Consider the estimate \hat{f}(x_i) of a MARS, using a set of predictors \tilde{\bm{x}}_1,\dots,\tilde{\bm{x}}_p.

  1. Generate n = 100 observations with predictors \tilde{\bm{x}}_1,\dots,\tilde{\bm{x}}_p as independent standard Gaussian variates and fix these values.

  2. Generate response values y_i also as standard Gaussian (\sigma^2 = 1), independent of the predictors.

  3. Fit several MARS models using the earth R package and compare the final number of basis functions of each model with the associated effective degrees of freedom. Do about 50 simulations of the response and average the results to get a decent Monte Carlo approximation of the degrees of freedom. Perform this operation as a function of the following tuning parameters:

    1. A sufficiently large grid of values for nk, the maximum number of terms to be included in the forward pass.

    2. Different maximum degrees of MARS: degree = 1, degree = 2, and degree = 3.

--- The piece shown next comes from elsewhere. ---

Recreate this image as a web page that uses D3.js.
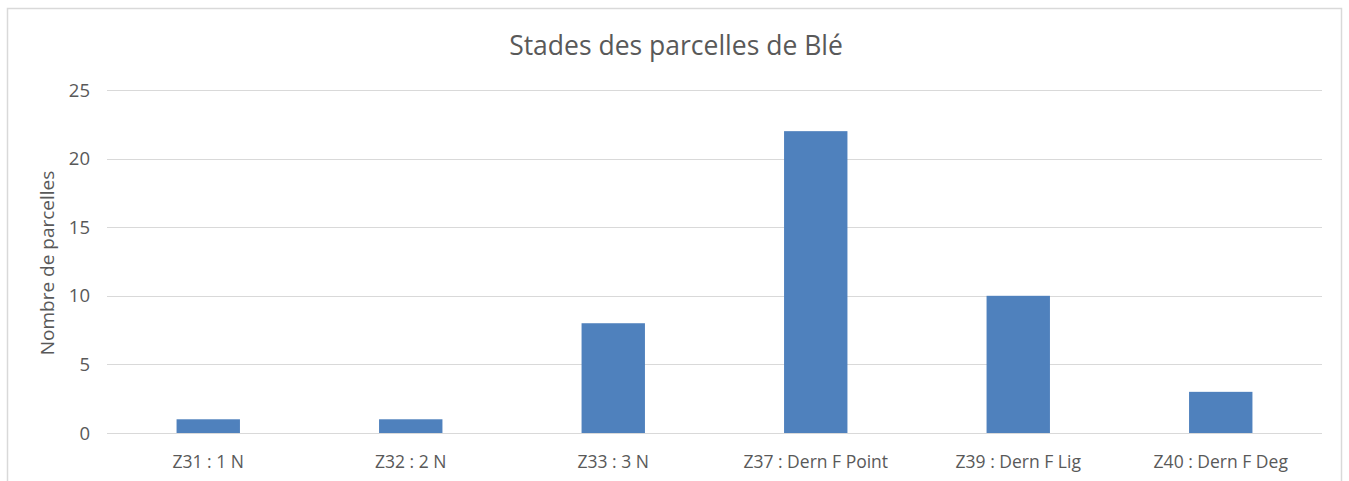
<!DOCTYPE html>
<html><head><meta charset="utf-8">
<script src="https://cdn.jsdelivr.net/npm/d3@7"></script>
<style>html,body{margin:0;padding:0;background:#fff;}svg{display:block;}</style>
</head><body>
<script>
const categories = ["Z31 : 1 N","Z32 : 2 N","Z33 : 3 N","Z37 : Dern F Point","Z39 : Dern F Lig","Z40 : Dern F Deg"];
const values = [1,1,8,22,10,3];
const yTicks = [0,5,10,15,20,25];
const title = "Stades des parcelles de Blé";
const yLabel = "Nombre de parcelles";

const W = 1349, H = 481;
const font = "'Open Sans', sans-serif";
const svg = d3.select("body").append("svg").attr("width", W).attr("height", H);

svg.append("rect").attr("x", 7.5).attr("y", 8.5).attr("width", 1334).attr("height", 490)
  .attr("fill", "#fff").attr("stroke", "#d9d9d9").attr("stroke-width", 1.5);

const x = d3.scaleBand().domain(categories).range([107, 1322]).padding(0);
const y = d3.scaleLinear().domain([0, 25]).range([433, 90]);

svg.append("g").selectAll("line").data(yTicks).join("line")
  .attr("x1", 107).attr("x2", 1322)
  .attr("y1", d => Math.round(y(d)) + 0.5).attr("y2", d => Math.round(y(d)) + 0.5)
  .attr("stroke", "#d9d9d9").attr("stroke-width", 1);

svg.append("g").selectAll("text").data(yTicks).join("text")
  .attr("x", 90).attr("y", d => y(d)).attr("dy", "0.36em")
  .attr("text-anchor", "end").attr("font-family", font).attr("font-size", 18.5)
  .attr("fill", "#595959").text(d => d);

const bw = x.bandwidth() * 0.313;
svg.append("g").selectAll("rect").data(values).join("rect")
  .attr("x", (d, i) => x(categories[i]) + x.bandwidth() / 2 - bw / 2)
  .attr("width", bw)
  .attr("y", d => y(d)).attr("height", d => y(0) - y(d))
  .attr("fill", "#4f81bd");

svg.append("g").selectAll("text").data(categories).join("text")
  .attr("x", d => x(d) + x.bandwidth() / 2).attr("y", 467.5)
  .attr("text-anchor", "middle").attr("font-family", font).attr("font-size", 17.5)
  .attr("fill", "#595959").text(d => d);

svg.append("text").attr("x", 676).attr("y", 55).attr("text-anchor", "middle")
  .attr("font-family", font).attr("font-size", 26.5).attr("fill", "#595959").text(title);

svg.append("text").attr("transform", "translate(54,263) rotate(-90)").attr("text-anchor", "middle")
  .attr("font-family", font).attr("font-size", 19).attr("fill", "#595959").text(yLabel);
</script>
</body></html>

    3. Different pruning strategies: pmethod = "none" (no pruning) and pmethod = "backward" (backward regression).

Practical exercise

Exercise F.2 - Implementation of the backfitting algorithm

Implement the backfitting algorithm that is described in this slide. Use it to predict the Salary of the baseball players on the Hitters dataset.